[Source code of charts]
>>>>
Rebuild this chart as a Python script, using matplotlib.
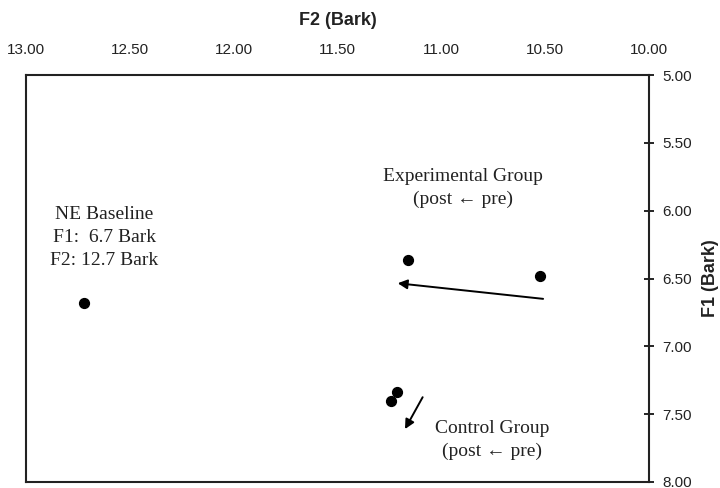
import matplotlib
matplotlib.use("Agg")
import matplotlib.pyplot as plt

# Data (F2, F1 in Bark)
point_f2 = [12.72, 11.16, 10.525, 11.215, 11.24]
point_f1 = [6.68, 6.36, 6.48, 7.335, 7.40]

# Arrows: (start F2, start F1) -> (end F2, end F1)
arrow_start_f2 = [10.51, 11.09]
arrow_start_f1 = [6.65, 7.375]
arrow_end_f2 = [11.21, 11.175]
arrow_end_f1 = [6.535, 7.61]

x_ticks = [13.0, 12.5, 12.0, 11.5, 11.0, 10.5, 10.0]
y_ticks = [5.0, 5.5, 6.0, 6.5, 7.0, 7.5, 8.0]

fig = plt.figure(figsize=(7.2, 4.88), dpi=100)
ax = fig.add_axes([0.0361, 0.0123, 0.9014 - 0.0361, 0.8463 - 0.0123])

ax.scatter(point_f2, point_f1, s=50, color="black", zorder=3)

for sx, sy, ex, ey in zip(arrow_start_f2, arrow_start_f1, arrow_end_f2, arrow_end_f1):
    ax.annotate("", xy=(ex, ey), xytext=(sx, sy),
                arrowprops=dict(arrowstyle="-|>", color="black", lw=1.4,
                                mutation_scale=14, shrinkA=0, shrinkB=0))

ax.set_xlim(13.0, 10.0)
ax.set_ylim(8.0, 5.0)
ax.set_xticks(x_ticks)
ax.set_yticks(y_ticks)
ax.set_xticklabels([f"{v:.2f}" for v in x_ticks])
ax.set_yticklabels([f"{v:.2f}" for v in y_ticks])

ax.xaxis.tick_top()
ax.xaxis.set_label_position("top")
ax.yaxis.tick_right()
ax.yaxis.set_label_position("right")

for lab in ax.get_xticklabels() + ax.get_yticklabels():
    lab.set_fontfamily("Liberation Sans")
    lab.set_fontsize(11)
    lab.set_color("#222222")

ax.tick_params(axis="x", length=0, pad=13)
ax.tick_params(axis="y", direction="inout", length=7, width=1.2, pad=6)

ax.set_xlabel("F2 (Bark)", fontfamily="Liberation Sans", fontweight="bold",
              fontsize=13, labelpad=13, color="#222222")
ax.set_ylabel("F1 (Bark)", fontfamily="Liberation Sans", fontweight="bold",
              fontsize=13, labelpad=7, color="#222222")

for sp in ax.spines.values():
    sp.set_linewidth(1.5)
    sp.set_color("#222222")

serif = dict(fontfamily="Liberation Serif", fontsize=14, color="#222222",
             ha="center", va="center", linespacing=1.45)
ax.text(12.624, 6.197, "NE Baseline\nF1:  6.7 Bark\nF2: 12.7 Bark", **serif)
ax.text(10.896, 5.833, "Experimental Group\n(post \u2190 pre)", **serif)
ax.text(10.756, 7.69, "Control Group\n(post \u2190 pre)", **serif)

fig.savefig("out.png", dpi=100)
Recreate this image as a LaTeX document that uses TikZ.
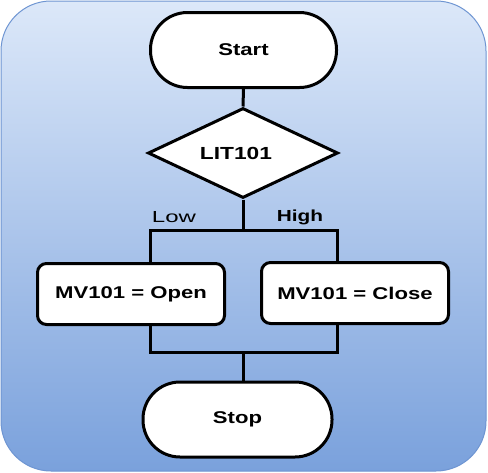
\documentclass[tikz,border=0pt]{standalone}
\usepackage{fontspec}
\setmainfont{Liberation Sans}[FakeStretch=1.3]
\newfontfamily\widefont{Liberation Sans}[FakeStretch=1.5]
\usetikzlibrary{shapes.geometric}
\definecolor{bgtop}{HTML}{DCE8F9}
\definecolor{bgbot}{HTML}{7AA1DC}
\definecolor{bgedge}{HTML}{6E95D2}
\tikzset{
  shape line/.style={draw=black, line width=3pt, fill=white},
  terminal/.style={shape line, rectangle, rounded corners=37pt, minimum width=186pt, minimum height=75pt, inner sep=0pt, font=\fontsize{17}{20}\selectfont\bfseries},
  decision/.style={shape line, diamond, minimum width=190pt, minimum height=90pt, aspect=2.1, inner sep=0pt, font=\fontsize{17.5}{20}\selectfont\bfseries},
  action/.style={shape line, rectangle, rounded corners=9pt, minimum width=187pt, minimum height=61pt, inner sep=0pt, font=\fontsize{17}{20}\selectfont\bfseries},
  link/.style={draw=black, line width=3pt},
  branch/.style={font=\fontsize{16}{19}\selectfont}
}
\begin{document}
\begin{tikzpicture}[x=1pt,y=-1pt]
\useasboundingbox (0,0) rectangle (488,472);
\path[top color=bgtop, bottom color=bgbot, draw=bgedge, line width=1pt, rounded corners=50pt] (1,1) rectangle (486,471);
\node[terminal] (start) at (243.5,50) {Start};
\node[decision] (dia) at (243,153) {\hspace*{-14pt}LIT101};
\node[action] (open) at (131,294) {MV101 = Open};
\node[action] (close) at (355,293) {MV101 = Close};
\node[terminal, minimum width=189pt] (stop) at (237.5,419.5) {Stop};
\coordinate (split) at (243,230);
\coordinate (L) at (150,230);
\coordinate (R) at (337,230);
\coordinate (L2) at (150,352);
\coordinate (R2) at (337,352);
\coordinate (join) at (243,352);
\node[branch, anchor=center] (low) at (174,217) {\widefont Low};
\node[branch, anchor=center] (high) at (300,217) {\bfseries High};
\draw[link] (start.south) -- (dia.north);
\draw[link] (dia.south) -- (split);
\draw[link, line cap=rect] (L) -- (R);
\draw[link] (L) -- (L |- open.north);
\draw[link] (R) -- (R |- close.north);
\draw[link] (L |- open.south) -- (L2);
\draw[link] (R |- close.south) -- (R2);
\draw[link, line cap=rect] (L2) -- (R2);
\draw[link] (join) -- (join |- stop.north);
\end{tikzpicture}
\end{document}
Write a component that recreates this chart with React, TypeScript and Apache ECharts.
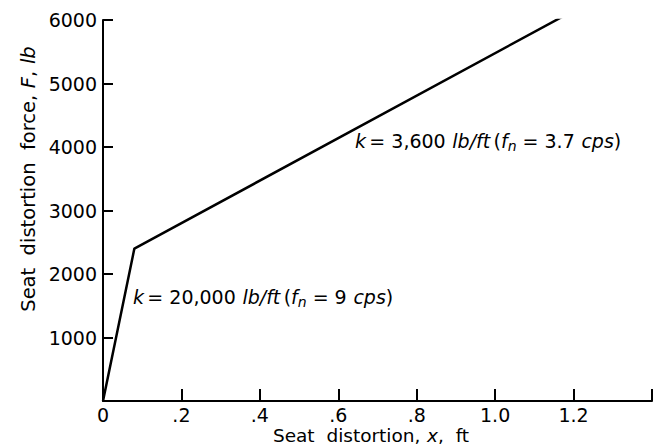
<<<<
Transcribe all of the entries word for word, but skip any pictures they contain.

__THE REPLY__.
Rebuild this chart as a Python script, using matplotlib.
import matplotlib
matplotlib.use("Agg")
import matplotlib.pyplot as plt

# Data (F2, F1 in Bark)
point_f2 = [12.72, 11.16, 10.525, 11.215, 11.24]
point_f1 = [6.68, 6.36, 6.48, 7.335, 7.40]

# Arrows: (start F2, start F1) -> (end F2, end F1)
arrow_start_f2 = [10.51, 11.09]
arrow_start_f1 = [6.65, 7.375]
arrow_end_f2 = [11.21, 11.175]
arrow_end_f1 = [6.535, 7.61]

x_ticks = [13.0, 12.5, 12.0, 11.5, 11.0, 10.5, 10.0]
y_ticks = [5.0, 5.5, 6.0, 6.5, 7.0, 7.5, 8.0]

fig = plt.figure(figsize=(7.2, 4.88), dpi=100)
ax = fig.add_axes([0.0361, 0.0123, 0.9014 - 0.0361, 0.8463 - 0.0123])

ax.scatter(point_f2, point_f1, s=50, color="black", zorder=3)

for sx, sy, ex, ey in zip(arrow_start_f2, arrow_start_f1, arrow_end_f2, arrow_end_f1):
    ax.annotate("", xy=(ex, ey), xytext=(sx, sy),
                arrowprops=dict(arrowstyle="-|>", color="black", lw=1.4,
                                mutation_scale=14, shrinkA=0, shrinkB=0))

ax.set_xlim(13.0, 10.0)
ax.set_ylim(8.0, 5.0)
ax.set_xticks(x_ticks)
ax.set_yticks(y_ticks)
ax.set_xticklabels([f"{v:.2f}" for v in x_ticks])
ax.set_yticklabels([f"{v:.2f}" for v in y_ticks])

ax.xaxis.tick_top()
ax.xaxis.set_label_position("top")
ax.yaxis.tick_right()
ax.yaxis.set_label_position("right")

for lab in ax.get_xticklabels() + ax.get_yticklabels():
    lab.set_fontfamily("Liberation Sans")
    lab.set_fontsize(11)
    lab.set_color("#222222")

ax.tick_params(axis="x", length=0, pad=13)
ax.tick_params(axis="y", direction="inout", length=7, width=1.2, pad=6)

ax.set_xlabel("F2 (Bark)", fontfamily="Liberation Sans", fontweight="bold",
              fontsize=13, labelpad=13, color="#222222")
ax.set_ylabel("F1 (Bark)", fontfamily="Liberation Sans", fontweight="bold",
              fontsize=13, labelpad=7, color="#222222")

for sp in ax.spines.values():
    sp.set_linewidth(1.5)
    sp.set_color("#222222")

serif = dict(fontfamily="Liberation Serif", fontsize=14, color="#222222",
             ha="center", va="center", linespacing=1.45)
ax.text(12.624, 6.197, "NE Baseline\nF1:  6.7 Bark\nF2: 12.7 Bark", **serif)
ax.text(10.896, 5.833, "Experimental Group\n(post \u2190 pre)", **serif)
ax.text(10.756, 7.69, "Control Group\n(post \u2190 pre)", **serif)

fig.savefig("out.png", dpi=100)
Recreate this image as a LaTeX document that uses TikZ.
\documentclass[tikz,border=0pt]{standalone}
\usepackage{fontspec}
\setmainfont{Liberation Sans}[FakeStretch=1.3]
\newfontfamily\widefont{Liberation Sans}[FakeStretch=1.5]
\usetikzlibrary{shapes.geometric}
\definecolor{bgtop}{HTML}{DCE8F9}
\definecolor{bgbot}{HTML}{7AA1DC}
\definecolor{bgedge}{HTML}{6E95D2}
\tikzset{
  shape line/.style={draw=black, line width=3pt, fill=white},
  terminal/.style={shape line, rectangle, rounded corners=37pt, minimum width=186pt, minimum height=75pt, inner sep=0pt, font=\fontsize{17}{20}\selectfont\bfseries},
  decision/.style={shape line, diamond, minimum width=190pt, minimum height=90pt, aspect=2.1, inner sep=0pt, font=\fontsize{17.5}{20}\selectfont\bfseries},
  action/.style={shape line, rectangle, rounded corners=9pt, minimum width=187pt, minimum height=61pt, inner sep=0pt, font=\fontsize{17}{20}\selectfont\bfseries},
  link/.style={draw=black, line width=3pt},
  branch/.style={font=\fontsize{16}{19}\selectfont}
}
\begin{document}
\begin{tikzpicture}[x=1pt,y=-1pt]
\useasboundingbox (0,0) rectangle (488,472);
\path[top color=bgtop, bottom color=bgbot, draw=bgedge, line width=1pt, rounded corners=50pt] (1,1) rectangle (486,471);
\node[terminal] (start) at (243.5,50) {Start};
\node[decision] (dia) at (243,153) {\hspace*{-14pt}LIT101};
\node[action] (open) at (131,294) {MV101 = Open};
\node[action] (close) at (355,293) {MV101 = Close};
\node[terminal, minimum width=189pt] (stop) at (237.5,419.5) {Stop};
\coordinate (split) at (243,230);
\coordinate (L) at (150,230);
\coordinate (R) at (337,230);
\coordinate (L2) at (150,352);
\coordinate (R2) at (337,352);
\coordinate (join) at (243,352);
\node[branch, anchor=center] (low) at (174,217) {\widefont Low};
\node[branch, anchor=center] (high) at (300,217) {\bfseries High};
\draw[link] (start.south) -- (dia.north);
\draw[link] (dia.south) -- (split);
\draw[link, line cap=rect] (L) -- (R);
\draw[link] (L) -- (L |- open.north);
\draw[link] (R) -- (R |- close.north);
\draw[link] (L |- open.south) -- (L2);
\draw[link] (R |- close.south) -- (R2);
\draw[link, line cap=rect] (L2) -- (R2);
\draw[link] (join) -- (join |- stop.north);
\end{tikzpicture}
\end{document}
Write a component that recreates this chart with React, TypeScript and Apache ECharts.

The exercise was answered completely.